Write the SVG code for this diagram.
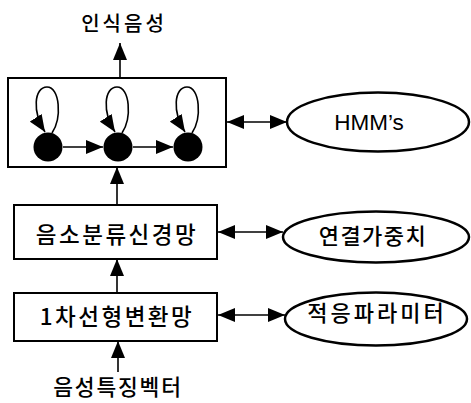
<svg xmlns="http://www.w3.org/2000/svg" width="471" height="403" viewBox="0 0 471 403">
<style>
.box{fill:#fff;stroke:#000;stroke-width:2}
.ell{fill:#fff;stroke:#000;stroke-width:2.5}
.ln{fill:none;stroke:#000;stroke-width:1.6}
.ko{font-family:"Noto Sans CJK KR","Noto Sans",sans-serif;font-weight:500;fill:#000;text-anchor:middle}
.en{font-family:"Liberation Sans",Arial,sans-serif;fill:#000;text-anchor:middle}
.st{fill:#000}
</style>
<defs>
<marker id="ah" markerUnits="userSpaceOnUse" markerWidth="17" markerHeight="14" refX="17" refY="7" orient="auto-start-reverse">
<path d="M0,0 L17,7 L0,14 z" fill="#000"/>
</marker>
</defs>
<rect width="471" height="403" fill="#fff"/>
<g id="top-box">
<rect class="box" x="8" y="78" width="218" height="89"/>
</g>
<g id="states">
<circle class="st" cx="48" cy="147" r="14.5"/>
<circle class="st" cx="118" cy="147" r="14.5"/>
<circle class="st" cx="188" cy="147" r="14.5"/>
</g>
<g id="phone-net">
<rect class="box" x="14" y="205" width="203" height="54"/>
<text class="ko" x="117" y="243" font-size="22.5" letter-spacing="2.5">음소분류신경망</text>
</g>
<g id="linear-net">
<rect class="box" x="14" y="293" width="203" height="48"/>
<text class="ko" x="117" y="325" font-size="22.5" letter-spacing="2.5">1차선형변환망</text>
</g>
<g id="hmm">
<ellipse class="ell" cx="378" cy="122" rx="91" ry="29.5"/>
<text class="en" x="369" y="130" font-size="22.5">HMM’s</text>
</g>
<g id="weights">
<ellipse class="ell" cx="376" cy="237" rx="93" ry="25.5"/>
<text class="ko" x="373" y="244" font-size="22" letter-spacing="1.5">연결가중치</text>
</g>
<g id="params">
<ellipse class="ell" cx="376" cy="319" rx="91" ry="26.5"/>
<text class="ko" x="377" y="321" font-size="22" letter-spacing="3">적응파라미터</text>
</g>
<g id="output-label">
<text class="ko" x="124" y="31" font-size="20" letter-spacing="3">인식음성</text>
</g>
<g id="input-label">
<text class="ko" x="118" y="395" font-size="21.5" letter-spacing="1.8">음성특징벡터</text>
</g>
<g id="connectors">
<line class="ln" x1="120" y1="78" x2="120" y2="43" marker-end="url(#ah)"/>
<line class="ln" x1="117" y1="205" x2="117" y2="167" marker-end="url(#ah)"/>
<line class="ln" x1="117" y1="293" x2="117" y2="259" marker-end="url(#ah)"/>
<line class="ln" x1="118" y1="372" x2="118" y2="341" marker-end="url(#ah)"/>
<line class="ln" x1="63" y1="147" x2="103" y2="147" marker-end="url(#ah)"/>
<line class="ln" x1="133" y1="147" x2="173" y2="147" marker-end="url(#ah)"/>
<line class="ln" x1="227" y1="122" x2="287" y2="122" marker-start="url(#ah)" marker-end="url(#ah)"/>
<line class="ln" x1="218" y1="232" x2="283" y2="232" marker-start="url(#ah)" marker-end="url(#ah)"/>
<line class="ln" x1="218" y1="315" x2="285" y2="315" marker-start="url(#ah)" marker-end="url(#ah)"/>
<path class="ln" d="M52,133 C62,118 60,87 47,87 C34,87 32,112 45,132" marker-end="url(#ah)"/>
<path class="ln" d="M122,133 C132,118 130,87 117,87 C104,87 102,112 115,132" marker-end="url(#ah)"/>
<path class="ln" d="M192,133 C202,118 200,87 187,87 C174,87 172,112 185,132" marker-end="url(#ah)"/>
</g>
</svg>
━━━━━━━━━━━━━━━━
→ Problem description:
Set every line down exactly as written, leaving each picture out.

→ Answer to this task:
Write the SVG code for this diagram.
<svg xmlns="http://www.w3.org/2000/svg" width="471" height="403" viewBox="0 0 471 403">
<style>
.box{fill:#fff;stroke:#000;stroke-width:2}
.ell{fill:#fff;stroke:#000;stroke-width:2.5}
.ln{fill:none;stroke:#000;stroke-width:1.6}
.ko{font-family:"Noto Sans CJK KR","Noto Sans",sans-serif;font-weight:500;fill:#000;text-anchor:middle}
.en{font-family:"Liberation Sans",Arial,sans-serif;fill:#000;text-anchor:middle}
.st{fill:#000}
</style>
<defs>
<marker id="ah" markerUnits="userSpaceOnUse" markerWidth="17" markerHeight="14" refX="17" refY="7" orient="auto-start-reverse">
<path d="M0,0 L17,7 L0,14 z" fill="#000"/>
</marker>
</defs>
<rect width="471" height="403" fill="#fff"/>
<g id="top-box">
<rect class="box" x="8" y="78" width="218" height="89"/>
</g>
<g id="states">
<circle class="st" cx="48" cy="147" r="14.5"/>
<circle class="st" cx="118" cy="147" r="14.5"/>
<circle class="st" cx="188" cy="147" r="14.5"/>
</g>
<g id="phone-net">
<rect class="box" x="14" y="205" width="203" height="54"/>
<text class="ko" x="117" y="243" font-size="22.5" letter-spacing="2.5">음소분류신경망</text>
</g>
<g id="linear-net">
<rect class="box" x="14" y="293" width="203" height="48"/>
<text class="ko" x="117" y="325" font-size="22.5" letter-spacing="2.5">1차선형변환망</text>
</g>
<g id="hmm">
<ellipse class="ell" cx="378" cy="122" rx="91" ry="29.5"/>
<text class="en" x="369" y="130" font-size="22.5">HMM’s</text>
</g>
<g id="weights">
<ellipse class="ell" cx="376" cy="237" rx="93" ry="25.5"/>
<text class="ko" x="373" y="244" font-size="22" letter-spacing="1.5">연결가중치</text>
</g>
<g id="params">
<ellipse class="ell" cx="376" cy="319" rx="91" ry="26.5"/>
<text class="ko" x="377" y="321" font-size="22" letter-spacing="3">적응파라미터</text>
</g>
<g id="output-label">
<text class="ko" x="124" y="31" font-size="20" letter-spacing="3">인식음성</text>
</g>
<g id="input-label">
<text class="ko" x="118" y="395" font-size="21.5" letter-spacing="1.8">음성특징벡터</text>
</g>
<g id="connectors">
<line class="ln" x1="120" y1="78" x2="120" y2="43" marker-end="url(#ah)"/>
<line class="ln" x1="117" y1="205" x2="117" y2="167" marker-end="url(#ah)"/>
<line class="ln" x1="117" y1="293" x2="117" y2="259" marker-end="url(#ah)"/>
<line class="ln" x1="118" y1="372" x2="118" y2="341" marker-end="url(#ah)"/>
<line class="ln" x1="63" y1="147" x2="103" y2="147" marker-end="url(#ah)"/>
<line class="ln" x1="133" y1="147" x2="173" y2="147" marker-end="url(#ah)"/>
<line class="ln" x1="227" y1="122" x2="287" y2="122" marker-start="url(#ah)" marker-end="url(#ah)"/>
<line class="ln" x1="218" y1="232" x2="283" y2="232" marker-start="url(#ah)" marker-end="url(#ah)"/>
<line class="ln" x1="218" y1="315" x2="285" y2="315" marker-start="url(#ah)" marker-end="url(#ah)"/>
<path class="ln" d="M52,133 C62,118 60,87 47,87 C34,87 32,112 45,132" marker-end="url(#ah)"/>
<path class="ln" d="M122,133 C132,118 130,87 117,87 C104,87 102,112 115,132" marker-end="url(#ah)"/>
<path class="ln" d="M192,133 C202,118 200,87 187,87 C174,87 172,112 185,132" marker-end="url(#ah)"/>
</g>
</svg>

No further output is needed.